Le Journal de Quebec - Weekend
Les femmes dans les jeux vidéo…
C’est une longue histoire faite d’invisibilisation et de clichés, mais aussi de prise de pouvoir et d’affirmation au point de rêver aujourd’hui… d’égalité.
Les jeux vidéo sont considérés comme un sport, comme une activité masculine. Après tout, c’est bien connu, seuls les hommes sont avides de performances, de records, de compétitions. Les femmes, elles, sont bien plus calmes et douces et pas un homme n’a envie d’incarner une femme puisque ce serait déchoir. Ce cliché a façonné l’industrie du jeu vidéo depuis ses origines dans les années 1970.
L’un des premiers personnages féminins jouables… c’est Ms. Pac Man. Mais la petite boule jaune, affublée de longs cils, d’un noeud rose dans les cheveux et de rouge à lèvres, ne naît pas par souci d’égalité. C’est tout simplement que Namco réalise rapidement que les filles fréquentent autant les arcades que les garçons pour jouer à Pac-Man.
Dans les années 1980, les personnages féminins commencent à être inclus dans les titres, mais en personnages secondaires ou en pauvres demoiselles sans défense comme c’est le cas des princesses Peach ou Zelda dans Mario et The Legend of Zelda.
Il faut attendre Metroid pour trouver Samus Aran, chasseuse de prime et personnage principal du titre à succès de 1986. Pour la petite histoire, sachez que, dans la traduction anglaise du manuel d’utilisation du jeu, les pronoms de Samus étaient masculins. Seul le fait de finir Metroid en moins de cinq heures permettait de découvrir son genre.
L’ARRIVÉE DES « BADASS »
En 1991, une certaine Chun-Li devient instantanément culte. Cette guerrière aux cuisses particulièrement développées est l’unique personnage féminin de Street Fighter 2. Au départ, les développeurs hésitent à incorporer une femme, et les concepteurs de la franchise ne croient pas en son succès. Mais, à la surprise de Capcom, ChunLi devient l’un des personnages les plus populaires du jeu de combat… ce qui poussera la compagnie à ajouter Cammy dans Super Street Fighter 2 deux ans plus tard.
Selon une étude de Teresa Lynch, chercheuse en communication et médias à l’Université d’Indiana, seuls 571 personnages féminins jouables ont été créés entre 1989 et 2014. En évaluant la sexualisation extrême des personnages via des indicateurs tels que d’énormes seins et des tailles minuscules, elle a observé que le pic de cette tendance a eu lieu en 1995 avant de décliner tranquillement… ce qui explique l’aspect physique de Lara Croft dont les proportions étaient pour le moins irréalistes.
Lara Croft fait son apparition en 1996 dans Tomb Raider, la riche héritière avide de mystères archéologiques a mis trois ans à voir le jour – elle devait être un homme à l’origine du projet.
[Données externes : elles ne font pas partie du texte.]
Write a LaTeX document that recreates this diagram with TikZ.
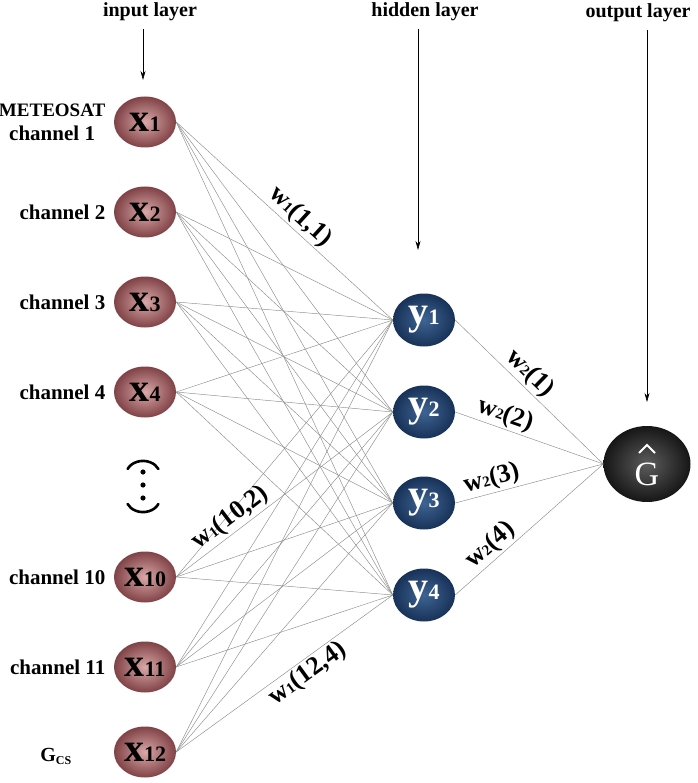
\documentclass[tikz,border=0pt]{standalone}
\usepackage{fontspec}
\setmainfont{Liberation Serif}
\usetikzlibrary{arrows.meta,positioning,shapes.geometric}
\definecolor{inpink}{RGB}{218,168,168}
\definecolor{inrose}{RGB}{128,66,70}
\definecolor{hidlite}{RGB}{62,100,148}
\definecolor{hiddark}{RGB}{24,50,88}
\definecolor{outlite}{RGB}{92,92,92}
\definecolor{outdark}{RGB}{22,22,22}

% unit label: big letter, small index
\newcommand{\neur}[2]{{\fontsize{40}{40}\selectfont\bfseries #1}{\fontsize{22}{22}\selectfont\bfseries #2}}
% weight label
\newcommand{\wgt}[2]{{\fontsize{26}{26}\selectfont w}{\fontsize{15}{15}\selectfont #1}{\fontsize{26}{26}\selectfont #2}}

\begin{document}
\begin{tikzpicture}[
  x=1pt, y=-1pt,
  inunit/.style={ellipse, minimum width=62pt, minimum height=51pt, inner sep=0pt,
    shading=radial, inner color=inpink, outer color=inrose},
  hidunit/.style={ellipse, minimum width=62pt, minimum height=53pt, inner sep=0pt,
    shading=radial, inner color=hidlite, outer color=hiddark, text=white},
  outunit/.style={ellipse, minimum width=87pt, minimum height=76pt, inner sep=0pt,
    shading=radial, inner color=outlite, outer color=outdark, text=white},
  chan/.style={font=\fontsize{21}{24}\selectfont\bfseries, align=center},
  layer/.style={font=\fontsize{20}{22}\selectfont\bfseries},
  conn/.style={gray!90, line width=0.45pt},
  wlbl/.style={font=\bfseries, sloped, inner sep=2pt},
  lay/.style={-{Stealth[length=9pt,width=5pt]}, line width=0.6pt},
  brk/.style={line width=2.6pt, line cap=round},
]
\useasboundingbox (0,0) rectangle (697,783);

% input layer
\foreach \n/\yy in {1/122, 2/212, 3/302, 4/392, 10/577, 11/667, 12/752}
  \node[inunit] (x\n) at (145,\yy) {\neur{x}{\n}};
\node[chan, left=5pt of x1] (c1) {{\fontsize{19}{22}\selectfont METEOSAT}\\channel 1};
\foreach \n in {2,3,4,10,11}
  \node[chan, left=5pt of x\n] (c\n) {channel \n};
\node[font=\fontsize{20}{20}\selectfont\bfseries] (gcs) at (56,756)
  {G\textsubscript{\fontsize{12}{12}\selectfont CS}};

% skipped channels: dots between two arcs
\coordinate (dots) at (143,485);
\foreach \d in {-13,0,13}
  \fill ([yshift=-\d pt]dots) circle (2.6pt);
\draw[brk] ([shift={(-15.4,-16)}]dots) arc[start angle=205, end angle=335, x radius=17, y radius=14];
\draw[brk] ([shift={(15.4,19)}]dots) arc[start angle=25, end angle=155, x radius=17, y radius=14];

% hidden layer
\foreach \n/\yy in {1/320, 2/412, 3/503, 4/595}
  \node[hidunit] (y\n) at (424,\yy) {\neur{y}{\n}};

% output unit, G with a hat
\node[outunit] (g) at (647,464) {};
\node[text=white, font=\fontsize{34}{34}\selectfont, inner sep=0pt] (gtxt)
  at ([yshift=-10pt]g.center) {G};
\draw[white, line width=1.8pt, line join=miter]
  ([shift={(-8,-11)}]g.center) -- ([shift={(0,-19)}]g.center) -- ([shift={(8,-11)}]g.center);

% connections
\foreach \i in {1,2,3,4,10,11,12}
  \foreach \j in {1,...,4}
    \draw[conn] (x\i.east) -- (y\j.west);
\foreach \j in {1,...,4}
  \draw[conn] (y\j.east) -- (g.west);

% weight labels
\path (x1.east) -- (y1.west) node[wlbl, above, pos=.53] {\wgt{1}{(1,1)}};
\path (x10.east) -- (y2.west) node[wlbl, above, pos=.29] {\wgt{1}{(10,2)}};
\path (x12.east) -- (y4.west) node[wlbl, below, pos=.57] {\wgt{1}{(12,4)}};
\path (y1.east) -- (g.west) node[wlbl, above, pos=.44] {\wgt{2}{(1)}};
\path (y2.east) -- (g.west) node[wlbl, above, pos=.31] {\wgt{2}{(2)}};
\path (y3.east) -- (g.west) node[wlbl, above, pos=.27] {\wgt{2}{(3)}};
\path (y4.east) -- (g.west) node[wlbl, above, pos=.30] {\wgt{2}{(4)}};

% layer titles
\node[layer] (inlay) at (150,12) {input layer};
\node[layer] (hidlay) at (425,12) {hidden layer};
\node[layer] (outlay) at (638,13) {output layer};
\coordinate (intip) at (143,80);
\coordinate (hidtip) at (418,250);
\coordinate (outtip) at (647,402);
\draw[lay, shorten <=4pt] (inlay.south -| intip) -- (intip);
\draw[lay, shorten <=4pt] (hidlay.south -| hidtip) -- (hidtip);
\draw[lay, shorten <=4pt] (outlay.south -| outtip) -- (outtip);
\end{tikzpicture}
\end{document}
Fortement inspirée par Indiana Jones, cette dernière est vêtue d’une tenue mettant en évidence ses abdominaux, ses muscles… et ses seins – qui bloquent d’ailleurs certains angles de caméra !
À l’opposé de Lara Croft, du moins physiquement, on trouve Jill Valentine de Resident Evil. Elle aussi sait se battre quand la situation l’exige, et son intelligence et sa capacité à survivre sont les égales de celles d’un homme. Jill Valentine est tellement populaire qu’elle est l’unique personnage de Resident Evil 3 et fait ensuite partie de presque toutes les suites de cette saga incontournable.
Depuis les années 2000, on constate l’apparition de personnages féminins plus complexes, plus réalistes et moins sexualisés. En 2001, dans son Halo : Combat Evolved, Microsoft présente Cortana, une intelligence artificielle, qui aide Master Chief à tuer des « aliens ». En 2005, Rayne est l’héroïne mi-humaine, mi-vampire de BloodRayne. Faith Connors de Mirror’s Edge ,lacommandante Shepard de Mass Effect, Aloy deH orizon Zero Dawn ou encore Chloe Frazer de Uncharted : The Lost Legacy et Ellie de The Last of Us 2 illustrent cette évolution.
Aujourd’hui, force est de constater que le nombre de personnages féminins jouables est en déclin… tout comme le nombre de personnages masculins jouables. Car la tendance est au libre choix des « gamers » qui peuvent parfois même incarner un personnage sans genre.
Finalement, sachez que Grand Theft Auto VI sera une aventure dans laquelle les « gamers » joueront deux personnages… dont une femme : une première pour cette franchise dans laquelle le « deuxième sexe » n’était que passif et objet de toutes les violences.